Added Text-Mode and the Live PETSCII Animations of Raquel Meyers – Finding New Meaning through Live Interaction by Leonard J. Paul. The article was published on Leonardo Electronic Almanac in 2013 and it discusses the live character-based performances by Raquel Meyers, also known as AcidT*.
International Journal of Communication has just published another “special section” on piracy. One of the articles, Crack Intros: Piracy, Creativity, and Communication, written by me, Patryk Wasiak and Daniel Botz deals with the origins and characteristics of crack intros.
Added Textual Demoscene (2015) by Piotr Marecki, an online report published by The Trope Tank. The paper focuses on various kinds of text found in Polish demoscene productions.
Usually, George Borzykowski’s 1996 study “The Hacker Demo Scene and Its Cultural Artifacts” is considered the first scholarly treatment of the demoscene as a phenomenon in its own right. However, without questioning the pioneering character of Borzykowski’s work, it appears now that demoscene research is older than assumed. The German sociologists Roland Eckert, Waldemar Vogelsang, Thomas A. Wetzstein, and Rainer Winter conducted a study of “computer freaks” in 1990, and published their results in a collective monograph, “Auf digitalen Pfaden. Die Kulturen von Hackern, Programmierern, Crackern und Spielern”, the following year. In the chapter on the cracking scene, they dedicate several pages on the back-then new phenomenon of intro coders, graphics artists and musicians within pirate groups beginning to care less about the cracked games and more about producing standalone intros and demos. The authors see in this development a potential for a new form of digital art, and they introduce the term “demoscene” as a self-description by the scene’s participants. Read a detailed summary of this forgotten pioneer work in our bibliography.

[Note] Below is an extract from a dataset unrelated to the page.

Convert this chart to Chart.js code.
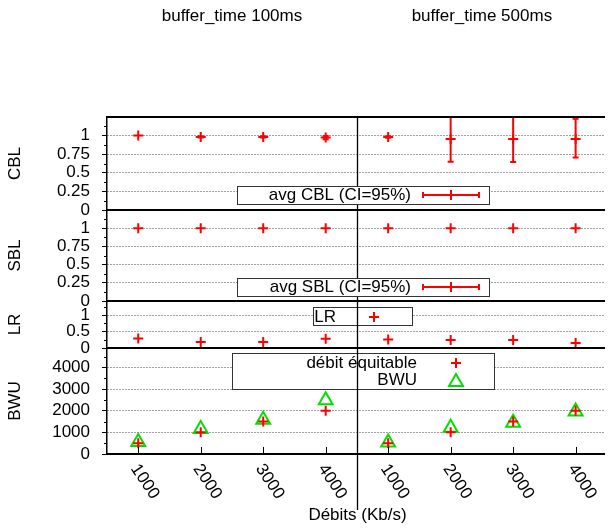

We’re not going to try and include all piracy-related publications here, because it’s a different sandbox after all. Having said that, the topic is surely interesting to many of our readers, so here’s a link to the brand new issue of Popular Communication (1/2015) with the topic Piracy and Social Change. In addition, just came across a similar “special section” on the International Journal on Communication: Piracy Cultures (find it under “more special sections”).